What’s worse, Colorado sees this as a “model” that other states could follow for their own legalized marijuana tracking. Under Proposition 19 in California, this would be perfectly legal, by the way.
Other ideas that lawmakers and regulators in Colorado are floating include biometric tracking of patients to ensure they are not “gaming the system” to get more pot. Things like fingerprint scans connected to both patient ID cards and required for purchase at the register and using radio frequency (RFID) tags in marijuana containers itself have been suggested. Even capturing patient’s driver’s licenses or ID cards on camera before any purchase is on the table.
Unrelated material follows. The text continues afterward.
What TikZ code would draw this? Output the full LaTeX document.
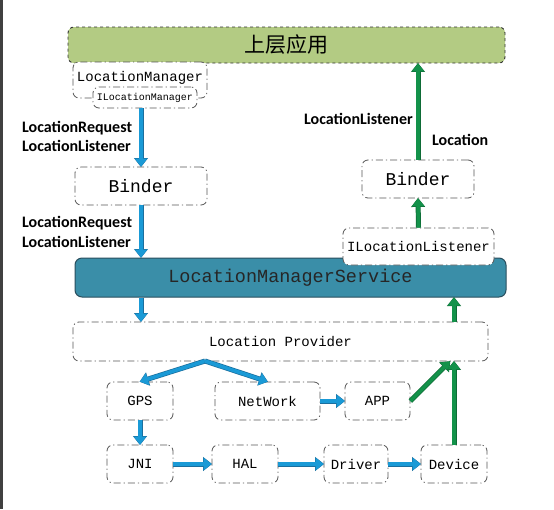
\documentclass[tikz,border=0pt]{standalone}
\usepackage{fontspec}
\setmainfont{Liberation Serif}
\newfontfamily\boxfont{Liberation Mono}
\newfontfamily\lblfont{Carlito}
\newfontfamily\cjkfont{Noto Sans CJK SC}
\usetikzlibrary{arrows.meta,calc}
\definecolor{appgreen}{HTML}{B3CB83}
\definecolor{lmsfill}{HTML}{3A8EA8}
\definecolor{lmsdraw}{HTML}{2A4F5E}
\definecolor{arrblue}{HTML}{1A9AD6}
\definecolor{arrblueD}{HTML}{1B6F9E}
\definecolor{arrgreen}{HTML}{13924A}
\definecolor{arrgreenD}{HTML}{0E6B36}
\definecolor{dashgray}{HTML}{555555}
\tikzset{
  dbox/.style={draw=dashgray, fill=white, rounded corners=6pt, line width=0.8pt,
    dash pattern=on 7pt off 3pt on 1.2pt off 3pt, inner sep=0pt,
    font=\boxfont\fontsize{14}{16}\selectfont},
  barrow/.style={draw=arrblue, line width=3.6pt, -{Triangle[length=8pt,width=12pt]},
    preaction={draw=arrblueD, line width=5pt, -{Triangle[length=9pt,width=13.5pt]}, shorten >=-0.5pt}},
  garrow/.style={draw=arrgreen, line width=3.6pt, -{Triangle[length=8pt,width=12pt]},
    preaction={draw=arrgreenD, line width=5pt, -{Triangle[length=9pt,width=13.5pt]}, shorten >=-0.5pt}},
  lbl/.style={font=\lblfont\bfseries\fontsize{16}{19}\selectfont, inner sep=0pt, align=left}
}
\begin{document}
\begin{tikzpicture}[x=1pt,y=-1pt]
\useasboundingbox (0,0) rectangle (554,509);
\fill[white] (0,0) rectangle (554,509);
\fill[black!75] (0,0) rectangle (3,509);
% top app layer
\node[draw=black!80, fill=appgreen, rounded corners=6pt, line width=0.9pt, dashed,
  minimum width=437pt, minimum height=36pt, inner sep=0pt,
  font=\cjkfont\fontsize{21}{24}\selectfont] (app0) at (286.5,45) {上层应用};
% LocationManager
\node[dbox, minimum width=134pt, minimum height=36pt, text depth=8pt] (lm) at (140,80) {LocationManager};
\node[dbox, minimum width=104pt, minimum height=21pt, font=\boxfont\fontsize{10}{12}\selectfont] (ilm) at (145,97.5) {ILocationManager};
% Binder left
\node[dbox, minimum width=132pt, minimum height=38pt, font=\boxfont\fontsize{18}{20}\selectfont] (binderL) at (141,186) {Binder};
% LMS
\node[draw=lmsdraw, fill=lmsfill, rounded corners=7pt, line width=1pt,
  minimum width=431pt, minimum height=39pt, inner sep=0pt,
  font=\boxfont\fontsize{18.5}{20}\selectfont, text=black!85] (lms) at (290.5,277.5) {LocationManagerService};
% right side
\node[dbox, minimum width=151pt, minimum height=37pt] (ill) at (418.5,246.5) {ILocationListener};
\node[dbox, minimum width=112pt, minimum height=38pt, font=\boxfont\fontsize{18}{20}\selectfont] (binderR) at (418,179) {Binder};
% Location Provider
\node[dbox, minimum width=415pt, minimum height=39pt] (lp) at (280.5,341.5) {Location Provider};
% lower boxes
\node[dbox, minimum width=66pt, minimum height=38pt] (gps) at (140,401) {GPS};
\node[dbox, minimum width=105pt, minimum height=38pt] (net) at (267.5,401) {NetWork};
\node[dbox, minimum width=65pt, minimum height=38pt] (appn) at (377.5,401) {APP};
\node[dbox, minimum width=66pt, minimum height=38pt] (jni) at (140,464) {JNI};
\node[dbox, minimum width=66pt, minimum height=38pt] (hal) at (245,464) {HAL};
\node[dbox, minimum width=64pt, minimum height=38pt] (drv) at (356,464) {Driver};
\node[dbox, minimum width=66pt, minimum height=38pt] (dev) at (454,464) {Device};
% labels
\node[lbl, anchor=west] (l1) at (22,136.5) {LocationRequest\\LocationListener};
\node[lbl, anchor=west] (l2) at (22,231.5) {LocationRequest\\[1pt]LocationListener};
\node[lbl, anchor=east] (l3) at (413,119) {LocationListener};
\node[lbl, anchor=west] (l4) at (432,140) {Location};
% coordinates
\coordinate (split) at (205,361);
% arrows
\draw[barrow] (binderL.north |- ilm.south) -- (binderL.north);
\draw[barrow] (binderL.south) -- (binderL.south |- lms.north);
\draw[barrow] (lms.south -| binderL.south) -- (lp.north -| binderL.south);
\draw[barrow] (split) -- (gps.north);
\draw[barrow] (split) -- (net.north);
\draw[barrow] (gps.south) -- (jni.north);
\draw[barrow] (net.east) -- (appn.west);
\draw[barrow] (jni.east) -- (hal.west);
\draw[barrow] (hal.east) -- (drv.west);
\draw[barrow] (drv.east) -- (dev.west);
\draw[garrow] (appn.east) -- ($(lp.south -| dev.north)+(-4,0)$);
\draw[garrow] (dev.north) -- (lp.south -| dev.north);
\draw[garrow] (lp.north -| dev.north) -- (lms.south -| dev.north);
\draw[garrow] (ill.north) -- (binderR.south);
\draw[garrow] (binderR.north) -- (app0.south -| binderR.north);
\end{tikzpicture}
\end{document}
The senior director for medical marijuana enforcement in Colorado, Matt Cook, likens the measures to what you’d experience at the horse or dog track or at pharmacies. His idea is contradicted by the fact that you don’t have to give fingerprint ID or do anything more than show picture ID (no photographs or other tracking) in order to fill a prescription at most pharmacies in Colorado.
Of course, all of this is “for public confidence.”
The question is.. which public and confidence in what?
Worse yet, the tracking would not require the approval of duly elected lawmakers, but could be implemented at Cook’s whim. Public hearings are planned on the issue in January and medical marijuana advocates and patients in Colorado are planning to fight it.